:: THE PROBLEM ::
Search the entries for the word "code" and pull out each line that has it.

:: EXERCISE MATERIAL ::
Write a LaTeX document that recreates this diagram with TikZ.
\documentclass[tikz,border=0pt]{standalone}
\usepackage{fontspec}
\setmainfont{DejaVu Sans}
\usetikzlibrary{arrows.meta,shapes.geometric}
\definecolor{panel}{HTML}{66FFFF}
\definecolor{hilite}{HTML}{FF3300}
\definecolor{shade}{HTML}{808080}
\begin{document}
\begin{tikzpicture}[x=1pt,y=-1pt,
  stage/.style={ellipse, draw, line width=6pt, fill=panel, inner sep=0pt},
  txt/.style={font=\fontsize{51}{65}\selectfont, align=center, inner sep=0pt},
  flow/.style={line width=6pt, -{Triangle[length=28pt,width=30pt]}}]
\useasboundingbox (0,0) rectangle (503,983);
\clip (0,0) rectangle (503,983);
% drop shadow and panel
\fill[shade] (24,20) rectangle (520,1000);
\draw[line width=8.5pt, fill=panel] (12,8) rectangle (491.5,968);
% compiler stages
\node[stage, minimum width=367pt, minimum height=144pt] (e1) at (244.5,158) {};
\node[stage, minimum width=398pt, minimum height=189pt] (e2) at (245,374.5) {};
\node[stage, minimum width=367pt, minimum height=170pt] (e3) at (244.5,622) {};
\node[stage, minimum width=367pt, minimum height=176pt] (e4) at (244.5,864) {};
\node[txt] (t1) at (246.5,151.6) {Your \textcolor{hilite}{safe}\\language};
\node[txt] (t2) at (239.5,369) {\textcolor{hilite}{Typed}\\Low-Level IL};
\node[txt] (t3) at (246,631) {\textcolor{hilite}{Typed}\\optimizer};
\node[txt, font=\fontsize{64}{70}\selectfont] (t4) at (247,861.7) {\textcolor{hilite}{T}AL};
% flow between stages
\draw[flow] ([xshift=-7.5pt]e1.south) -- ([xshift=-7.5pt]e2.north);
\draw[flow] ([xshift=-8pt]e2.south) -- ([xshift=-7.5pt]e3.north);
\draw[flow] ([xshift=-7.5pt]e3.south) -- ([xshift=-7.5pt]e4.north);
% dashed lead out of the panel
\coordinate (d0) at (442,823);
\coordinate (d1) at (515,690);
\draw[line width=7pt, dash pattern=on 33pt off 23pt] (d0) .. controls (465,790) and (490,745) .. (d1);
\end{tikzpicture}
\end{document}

--

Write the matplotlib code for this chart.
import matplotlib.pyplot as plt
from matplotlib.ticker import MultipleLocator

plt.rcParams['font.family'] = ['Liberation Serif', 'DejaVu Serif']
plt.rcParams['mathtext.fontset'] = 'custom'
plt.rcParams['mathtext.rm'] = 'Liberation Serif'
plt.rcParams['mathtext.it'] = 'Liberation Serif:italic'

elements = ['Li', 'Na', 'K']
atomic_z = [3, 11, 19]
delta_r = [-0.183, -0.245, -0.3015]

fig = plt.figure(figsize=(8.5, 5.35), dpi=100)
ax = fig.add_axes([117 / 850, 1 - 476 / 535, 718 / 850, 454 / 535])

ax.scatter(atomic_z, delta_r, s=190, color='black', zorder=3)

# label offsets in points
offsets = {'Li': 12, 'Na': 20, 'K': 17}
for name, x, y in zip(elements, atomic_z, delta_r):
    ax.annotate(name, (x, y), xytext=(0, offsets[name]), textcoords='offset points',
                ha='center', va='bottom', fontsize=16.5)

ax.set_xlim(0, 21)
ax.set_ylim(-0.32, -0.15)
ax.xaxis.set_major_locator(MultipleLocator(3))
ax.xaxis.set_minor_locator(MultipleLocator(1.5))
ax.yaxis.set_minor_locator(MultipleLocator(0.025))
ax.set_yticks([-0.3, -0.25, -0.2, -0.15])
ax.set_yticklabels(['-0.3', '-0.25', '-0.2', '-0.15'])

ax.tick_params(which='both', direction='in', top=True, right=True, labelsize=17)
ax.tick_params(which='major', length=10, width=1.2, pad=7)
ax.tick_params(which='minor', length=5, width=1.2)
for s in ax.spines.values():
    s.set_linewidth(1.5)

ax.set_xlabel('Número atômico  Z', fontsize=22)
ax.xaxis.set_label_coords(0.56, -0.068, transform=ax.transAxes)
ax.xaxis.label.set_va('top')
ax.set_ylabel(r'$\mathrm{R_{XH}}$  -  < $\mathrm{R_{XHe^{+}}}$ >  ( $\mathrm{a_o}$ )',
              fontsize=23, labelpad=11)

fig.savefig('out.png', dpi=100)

* * *

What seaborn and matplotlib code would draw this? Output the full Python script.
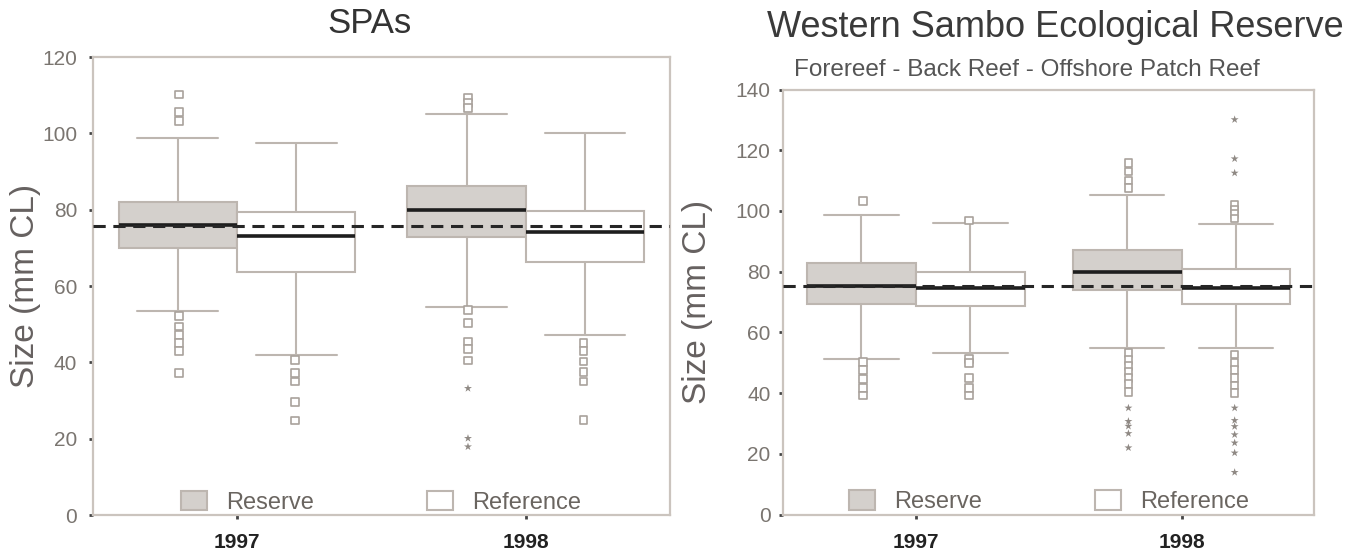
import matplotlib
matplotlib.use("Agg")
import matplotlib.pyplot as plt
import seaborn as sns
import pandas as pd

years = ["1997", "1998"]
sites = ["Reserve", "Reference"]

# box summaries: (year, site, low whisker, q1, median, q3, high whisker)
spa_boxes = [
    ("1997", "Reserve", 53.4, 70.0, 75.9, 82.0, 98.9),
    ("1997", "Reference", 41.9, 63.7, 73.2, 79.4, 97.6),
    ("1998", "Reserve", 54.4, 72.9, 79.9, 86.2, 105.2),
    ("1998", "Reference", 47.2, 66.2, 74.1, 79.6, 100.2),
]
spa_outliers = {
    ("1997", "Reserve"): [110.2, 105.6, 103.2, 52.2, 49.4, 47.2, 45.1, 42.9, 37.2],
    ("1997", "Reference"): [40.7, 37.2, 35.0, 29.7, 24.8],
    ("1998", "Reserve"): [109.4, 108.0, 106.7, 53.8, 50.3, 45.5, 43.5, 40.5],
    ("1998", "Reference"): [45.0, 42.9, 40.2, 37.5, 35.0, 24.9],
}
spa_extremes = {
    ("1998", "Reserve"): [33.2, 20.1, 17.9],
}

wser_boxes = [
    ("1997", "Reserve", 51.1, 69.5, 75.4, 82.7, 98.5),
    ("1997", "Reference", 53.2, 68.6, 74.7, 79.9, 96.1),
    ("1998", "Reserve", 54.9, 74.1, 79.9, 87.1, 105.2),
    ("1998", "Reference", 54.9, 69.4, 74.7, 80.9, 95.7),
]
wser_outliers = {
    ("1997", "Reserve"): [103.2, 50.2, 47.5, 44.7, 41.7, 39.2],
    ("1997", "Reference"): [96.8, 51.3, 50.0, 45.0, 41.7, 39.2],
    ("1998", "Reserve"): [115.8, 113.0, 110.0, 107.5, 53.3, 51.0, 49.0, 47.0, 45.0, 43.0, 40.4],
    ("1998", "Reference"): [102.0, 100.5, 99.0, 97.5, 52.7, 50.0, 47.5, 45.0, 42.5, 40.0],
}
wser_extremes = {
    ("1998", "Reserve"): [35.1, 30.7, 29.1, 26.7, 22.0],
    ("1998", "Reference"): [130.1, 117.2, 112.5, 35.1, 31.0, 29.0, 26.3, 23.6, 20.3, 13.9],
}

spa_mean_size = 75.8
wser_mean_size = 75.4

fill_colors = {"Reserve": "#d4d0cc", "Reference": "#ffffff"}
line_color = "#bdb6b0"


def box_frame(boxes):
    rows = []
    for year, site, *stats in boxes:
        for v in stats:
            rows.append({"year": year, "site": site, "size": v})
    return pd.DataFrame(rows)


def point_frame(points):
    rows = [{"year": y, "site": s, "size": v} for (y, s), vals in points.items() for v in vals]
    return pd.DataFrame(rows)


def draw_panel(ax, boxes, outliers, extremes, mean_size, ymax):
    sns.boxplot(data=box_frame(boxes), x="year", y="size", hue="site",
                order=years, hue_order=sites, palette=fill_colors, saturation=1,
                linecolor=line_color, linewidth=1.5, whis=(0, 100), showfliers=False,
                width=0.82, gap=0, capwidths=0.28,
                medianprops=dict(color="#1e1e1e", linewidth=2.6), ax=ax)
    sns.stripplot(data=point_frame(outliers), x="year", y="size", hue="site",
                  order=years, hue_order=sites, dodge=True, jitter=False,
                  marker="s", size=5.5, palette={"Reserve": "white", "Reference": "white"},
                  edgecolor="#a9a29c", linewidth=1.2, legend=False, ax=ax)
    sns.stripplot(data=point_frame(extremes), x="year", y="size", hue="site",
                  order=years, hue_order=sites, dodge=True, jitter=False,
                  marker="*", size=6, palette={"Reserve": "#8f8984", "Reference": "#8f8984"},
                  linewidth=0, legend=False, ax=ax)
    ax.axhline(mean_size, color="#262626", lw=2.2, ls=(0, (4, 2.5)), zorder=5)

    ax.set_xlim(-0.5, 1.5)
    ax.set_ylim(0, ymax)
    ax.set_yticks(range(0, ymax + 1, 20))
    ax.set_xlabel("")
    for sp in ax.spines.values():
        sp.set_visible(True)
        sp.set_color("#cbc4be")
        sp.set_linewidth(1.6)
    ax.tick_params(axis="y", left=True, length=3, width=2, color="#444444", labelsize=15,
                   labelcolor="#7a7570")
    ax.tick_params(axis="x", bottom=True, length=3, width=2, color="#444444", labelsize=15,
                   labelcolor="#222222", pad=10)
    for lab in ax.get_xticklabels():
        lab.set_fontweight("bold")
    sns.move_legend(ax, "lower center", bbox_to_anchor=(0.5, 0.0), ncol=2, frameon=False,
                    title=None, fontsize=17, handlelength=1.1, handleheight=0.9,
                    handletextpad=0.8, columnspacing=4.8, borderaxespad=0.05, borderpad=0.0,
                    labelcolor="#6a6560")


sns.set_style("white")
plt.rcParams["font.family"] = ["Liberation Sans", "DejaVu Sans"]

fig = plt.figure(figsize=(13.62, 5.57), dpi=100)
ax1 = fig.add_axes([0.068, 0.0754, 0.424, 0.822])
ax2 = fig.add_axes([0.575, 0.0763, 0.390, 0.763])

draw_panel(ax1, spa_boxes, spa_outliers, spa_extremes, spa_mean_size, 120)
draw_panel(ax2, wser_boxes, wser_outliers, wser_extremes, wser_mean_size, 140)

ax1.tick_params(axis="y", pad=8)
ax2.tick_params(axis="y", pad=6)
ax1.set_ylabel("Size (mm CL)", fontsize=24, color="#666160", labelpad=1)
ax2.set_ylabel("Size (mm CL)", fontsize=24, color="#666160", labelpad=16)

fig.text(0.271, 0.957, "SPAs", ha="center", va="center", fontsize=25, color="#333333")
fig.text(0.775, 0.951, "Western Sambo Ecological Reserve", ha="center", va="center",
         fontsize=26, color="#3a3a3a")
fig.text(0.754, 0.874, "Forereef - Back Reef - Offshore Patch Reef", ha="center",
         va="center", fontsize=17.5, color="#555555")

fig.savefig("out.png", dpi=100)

:: THE OUTPUT ::
Write the matplotlib code for this chart.
What seaborn and matplotlib code would draw this? Output the full Python script.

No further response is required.